Usually I work on my real game project. But now I spent a little bit of time on a “small side project” as I called it. But then suddenly, it turned out not to be as small as initially thought
It was definitely a lot of fun. UE4 is really a great engine for something like this. But I should probably not write too much, you wanna see screenshots, I know! So I won’t let you wait any longer:
Here you have a nice Video:
And here some screenshots:
So, this is it!
All assets in this project are either created entirely by myself or were released as Public Domain and then used directly or edited by me.
While it’s looking similar to Minecraft, my intention was not to create a game similar to Minecraft, but just to see if it works to make a voxel based game with good performance using Blueprints only in Unreal Engine 4. The Minecraft look then later came when I searched for textures, and actually the whole internet is filled with public domain texture packs for Minecraft. So it was the best way for me to get textures for a voxel based project, since I am no artist. And let’s be honest, it does not look bad like this, having the graphical power of UE4 combined with the pixel look of textures which were intented to be used in Minecraft.
What am I using for this? I also want to say that I’m actually not a big fan of Minecraft and I have never spent any time on reading about how Minecraft did anything, everything I did for this is just my ideas on how to do it, and that was the fun about this. I have also never read anything about how any other voxel based game works, so I really started at 0 for this. I decided to use Instanced Static Mesh Components for the blocks, the game is divided up into chunks of at the moment 20x20x70 blocks where every block type has it’s own ISMC.
One thing I first expected to be impossible was implementing the noise generator in blueprint. The whole world is generated procedurally from a seed, so you need to have a noise algorithm to use. You can’t access the noise function from the material inside of blueprint, so you either need to not use any noise, use a plugin, or do it yourself in blueprint. First I used a plugin for this. After I saw that it worked, I decided to actually implement it myself in blueprint. So I implemented a 2D Simplex Noise function in Blueprint. I can tell you, that was a lot of fun. But after many hours, it actually worked!
So, I am not using any plugins at the moment. The whole project s 100% blueprint with no C++ being used. I think this project is a great example for the power of blueprint. If you would have showed this to the Epic Devs who originally built blueprint, they would probably not have believed it how far blueprint came. This project profits greatly from the BP->C++ converter, which is not a surprise with having a SimplexNoise algorithm implemented in blueprint.
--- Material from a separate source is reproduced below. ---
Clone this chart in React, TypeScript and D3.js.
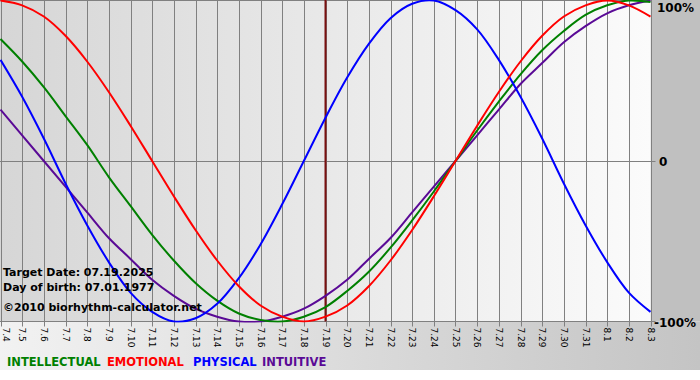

The most time I have spent on getting the dynamic streaming of chunks working in a nice and performant way. You can’t use multithreading from Blueprint, so all your game logic has to run on one thread. It’s quite a challenge to get the game to never hitch while it’s only using one thread for all the logic. But, after a lot of work, I think I got it to work quite perfectly. There is obviously a lot of math in this project. Actually, if I disable the BP->C++ converter and profile the game, the nodes that take most time are actually +, -, *, / BP nodes if I remember correctly. Just really a lot of math. Doint it in BP is just a really nice challenge for the start, I will likely change that later.
I am very eager to hear what y’all have to say!